Fundamental trigonometric relations
Given the right triangle $ABC$, consider the height of it with respect to its right angle. Let $x$, $y$ be the angles corresponding to the division of the angle by means of the height. Calculate the following values: $\sin(2x)$, $\tan (x-y)$ and $\cos (2y)$.

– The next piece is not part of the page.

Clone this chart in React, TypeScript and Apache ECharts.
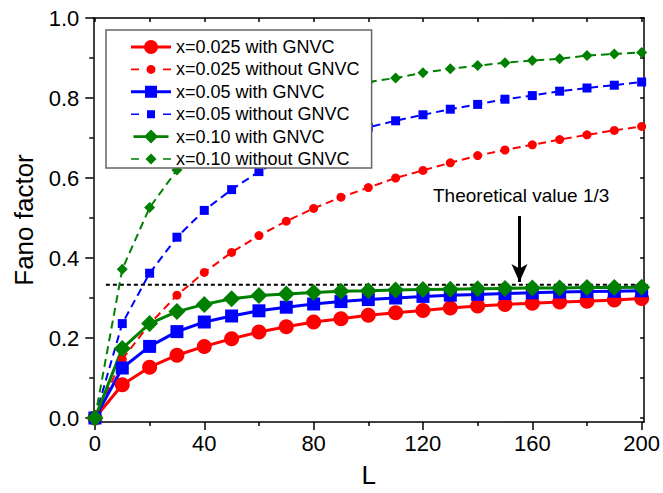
import { useEffect, useRef } from 'react';
import * as echarts from 'echarts';

const L = [0, 10, 20, 30, 40, 50, 60, 70, 80, 90, 100, 110, 120, 130, 140, 150, 160, 170, 180, 190, 200];

const redWith = [0, 0.083, 0.127, 0.157, 0.179, 0.198, 0.215, 0.228, 0.240, 0.248, 0.257, 0.263, 0.269, 0.275, 0.280, 0.284, 0.287, 0.290, 0.292, 0.295, 0.299];
const redWithout = [0, 0.147, 0.235, 0.307, 0.364, 0.414, 0.456, 0.492, 0.524, 0.552, 0.576, 0.600, 0.619, 0.638, 0.656, 0.670, 0.683, 0.696, 0.708, 0.719, 0.729];
const blueWith = [0, 0.125, 0.179, 0.216, 0.240, 0.255, 0.268, 0.277, 0.285, 0.291, 0.296, 0.300, 0.304, 0.307, 0.309, 0.311, 0.313, 0.315, 0.316, 0.317, 0.318];
const blueWithout = [0, 0.236, 0.362, 0.452, 0.519, 0.571, 0.616, 0.652, 0.682, 0.707, 0.727, 0.743, 0.758, 0.772, 0.784, 0.797, 0.806, 0.817, 0.825, 0.832, 0.840];
const greenWith = [0, 0.174, 0.236, 0.266, 0.284, 0.298, 0.306, 0.310, 0.314, 0.317, 0.318, 0.320, 0.321, 0.322, 0.323, 0.324, 0.325, 0.325, 0.326, 0.326, 0.327];
const greenWithout = [0, 0.372, 0.526, 0.620, 0.685, 0.733, 0.768, 0.795, 0.815, 0.829, 0.840, 0.850, 0.863, 0.873, 0.881, 0.888, 0.894, 0.898, 0.906, 0.910, 0.914];

const seriesNames = [
  'x=0.025 with GNVC',
  'x=0.025 without GNVC',
  'x=0.05 with GNVC',
  'x=0.05 without GNVC',
  'x=0.10 with GNVC',
  'x=0.10 without GNVC',
];

const theoryValue = 1 / 3;
const theoryLine = [[4, theoryValue], [200.9, theoryValue]];
const arrowL = 155.3;
const arrowTop = 0.505;
const arrowTip = 0.34;
const annotationText = 'Theoretical value 1/3';

const xMajor = [0, 40, 80, 120, 160, 200];
const xMinor = [20, 60, 100, 140, 180];
const xTopTicks = [0, 20, 40, 60, 80, 100, 120, 140, 160, 180, 200];
const yMajor = [0, 0.2, 0.4, 0.6, 0.8, 1.0];
const yMinor = [0.1, 0.3, 0.5, 0.7, 0.9];
const yRightTicks = [0, 0.1, 0.2, 0.3, 0.4, 0.5, 0.6, 0.7, 0.8, 0.9, 1.0];

const X_MIN = -0.6;
const X_MAX = 200.9;
const Y_MIN = -0.01;
const Y_MAX = 1.0;

const RED = '#FF0000';
const BLUE = '#0000FF';
const GREEN = '#008000';
const FONT = 'Liberation Sans, Arial, sans-serif';

const corners = 'M0,0L0.01,0L0,0.01Z M40,14L39.99,14L40,13.99Z ';
const solidLine = 'M0,5.5H40V8.5H0Z ';
const dashes = 'M0,6.2H8V7.8H0Z M32,6.2H40V7.8H32Z ';
const icons = [
  'path://' + corners + solidLine + 'M20,0A7,7 0 1,1 20,14A7,7 0 1,1 20,0Z',
  'path://' + corners + dashes + 'M20,2.5A4.5,4.5 0 1,1 20,11.5A4.5,4.5 0 1,1 20,2.5Z',
  'path://' + corners + solidLine + 'M14,1H26V13H14Z',
  'path://' + corners + dashes + 'M16,3H24V11H16Z',
  'path://' + corners + solidLine + 'M20,-1L28,7L20,15L12,7Z',
  'path://' + corners + dashes + 'M20,1.5L25.5,7L20,12.5L14.5,7Z',
];

function pairs(ys: number[]) {
  return L.map((x, i) => [x, ys[i]]);
}

export default function App() {
  const ref = useRef<HTMLDivElement>(null);
  useEffect(() => {
    document.body.style.margin = '0';
    const chart = echarts.init(ref.current!, null, { renderer: 'svg' });
    const axisLineStyle = { color: '#000', width: 1.5 };
    const mk = (name: string, ys: number[], color: string, symbol: string, size: number, dashed: boolean) => ({
      name,
      type: 'line',
      data: pairs(ys),
      xAxisIndex: 0,
      yAxisIndex: 0,
      symbol,
      symbolSize: size,
      showSymbol: true,
      lineStyle: { color, width: dashed ? 2 : 3, type: dashed ? [8, 5] : 'solid' },
      itemStyle: { color, borderWidth: 0 },
      emphasis: { disabled: true },
    });
    chart.setOption({
      animation: false,
      backgroundColor: '#fff',
      grid: { left: 93.3, right: 18, top: 18, bottom: 67, containLabel: false },
      legend: {
        orient: 'vertical',
        left: 106,
        top: 30,
        itemWidth: 40,
        itemHeight: 14,
        itemGap: 4.4,
        padding: [8, 12, 0, 25],
        borderColor: '#666',
        borderWidth: 1.5,
        backgroundColor: '#fff',
        textStyle: { fontSize: 18, lineHeight: 14, fontFamily: FONT, color: '#000' },
        itemStyle: { borderWidth: 0 },
        data: seriesNames.map((n, i) => ({ name: n, icon: icons[i] })),
      },
      xAxis: [
        {
          type: 'value', min: X_MIN, max: X_MAX, position: 'bottom',
          axisLine: { show: true, onZero: false, lineStyle: axisLineStyle },
          axisTick: { show: true, inside: false, length: 8, customValues: xMajor, lineStyle: axisLineStyle },
          axisLabel: { show: true, customValues: xMajor, fontSize: 22, margin: 10, color: '#000', fontFamily: FONT },
          splitLine: { show: false },
          name: 'L', nameLocation: 'middle', nameGap: 40,
          nameTextStyle: { fontSize: 26, fontFamily: FONT, color: '#000' },
        },
        {
          type: 'value', min: X_MIN, max: X_MAX, position: 'bottom',
          axisLine: { show: false, onZero: false },
          axisTick: { show: true, inside: false, length: 4, customValues: xMinor, lineStyle: axisLineStyle },
          axisLabel: { show: false },
          splitLine: { show: false },
        },
        {
          type: 'value', min: X_MIN, max: X_MAX, position: 'top',
          axisLine: { show: true, onZero: false, lineStyle: axisLineStyle },
          axisTick: { show: true, inside: true, length: 4, customValues: xTopTicks, lineStyle: axisLineStyle },
          axisLabel: { show: false },
          splitLine: { show: false },
        },
      ],
      yAxis: [
        {
          type: 'value', min: Y_MIN, max: Y_MAX, position: 'left',
          axisLine: { show: true, onZero: false, lineStyle: axisLineStyle },
          axisTick: { show: true, inside: false, length: 8, customValues: yMajor, lineStyle: axisLineStyle },
          axisLabel: { show: true, customValues: yMajor, fontSize: 22, margin: 14, color: '#000', fontFamily: FONT, formatter: (v: number) => v.toFixed(1) },
          splitLine: { show: false },
          name: 'Fano factor', nameLocation: 'middle', nameGap: 56,
          nameTextStyle: { fontSize: 26, fontFamily: FONT, color: '#000' },
        },
        {
          type: 'value', min: Y_MIN, max: Y_MAX, position: 'left',
          axisLine: { show: false, onZero: false },
          axisTick: { show: true, inside: false, length: 4, customValues: yMinor, lineStyle: axisLineStyle },
          axisLabel: { show: false },
          splitLine: { show: false },
        },
        {
          type: 'value', min: Y_MIN, max: Y_MAX, position: 'right',
          axisLine: { show: true, onZero: false, lineStyle: axisLineStyle },
          axisTick: { show: true, inside: true, length: 4, customValues: yRightTicks, lineStyle: axisLineStyle },
          axisLabel: { show: false },
          splitLine: { show: false },
        },
      ],
      graphic: [
        {
          type: 'text', left: 433, top: 186, z: 100,
          style: { text: annotationText, fontSize: 19, fontFamily: FONT, fill: '#000' },
        },
      ],
      series: [
        {
          name: 'theory',
          type: 'line',
          data: theoryLine,
          xAxisIndex: 0,
          yAxisIndex: 0,
          showSymbol: false,
          symbol: 'none',
          lineStyle: { color: '#000', width: 2, type: [4, 3] },
          z: 1,
          emphasis: { disabled: true },
          markLine: {
            silent: true,
            symbol: ['none', 'arrow'],
            symbolSize: [12, 18],
            label: { show: false },
            lineStyle: { color: '#000', width: 3, type: 'solid' },
            data: [[{ coord: [arrowL, arrowTop] }, { coord: [arrowL, arrowTip] }]],
          },
        },
        mk(seriesNames[0], redWith, RED, 'circle', 15, false),
        mk(seriesNames[1], redWithout, RED, 'circle', 9, true),
        mk(seriesNames[2], blueWith, BLUE, 'rect', 13, false),
        mk(seriesNames[3], blueWithout, BLUE, 'rect', 9, true),
        mk(seriesNames[4], greenWith, GREEN, 'diamond', 17, false),
        mk(seriesNames[5], greenWithout, GREEN, 'diamond', 11, true),
      ],
    });
    return () => chart.dispose();
  }, []);
  return <div ref={ref} style={{ width: 663, height: 493 }} />;
}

We can observe that the angles $x$ and $y$ are complementary. Therefore, we know that $$\sin(x+y)= \sin(x)\cos(y)+\cos(x)\sin(y)=1$$
On the other hand, if we check the figure, we observe that the triangle $ABC$ is the union of two smaller triangles $ABD$ and $ADC$. In this way, keeping in mind that the sum of all the angles of a triangle is $180^\circ$, we obtain:
- $180=90+30+x \Rightarrow x=180-90-30=60$
- $180=90+60+y \Rightarrow y=180-90-60=30$
Then, $$\sin(2x)=2\sin(x)\cos(x)= 2\cdot\dfrac{1}{2}\cdot\dfrac{\sqrt{3}}{2}=\dfrac{\sqrt{3}}{2}$$
$$\tan (x-y)= \dfrac{\tan(x)-\tan(y)}{1+\tan(x)\tan(y)}= \dfrac{\sqrt{3}-\dfrac{\sqrt{3}}{3}} {1+\sqrt{3}\dfrac{\sqrt{3}}{3}}=\dfrac{\sqrt{3}}{3}$$
$$\cos(2y)=\cos^2(y)-\sin^2(y)=\dfrac{3}{4}-\dfrac{1}{4}=\dfrac{1}{2}$$
$$\sin(2x)=\dfrac{\sqrt{3}}{2}$$
$$\tan (x-y)= \dfrac{\sqrt{3}}{3}$$
$$\cos(2y)=\dfrac{1}{2}$$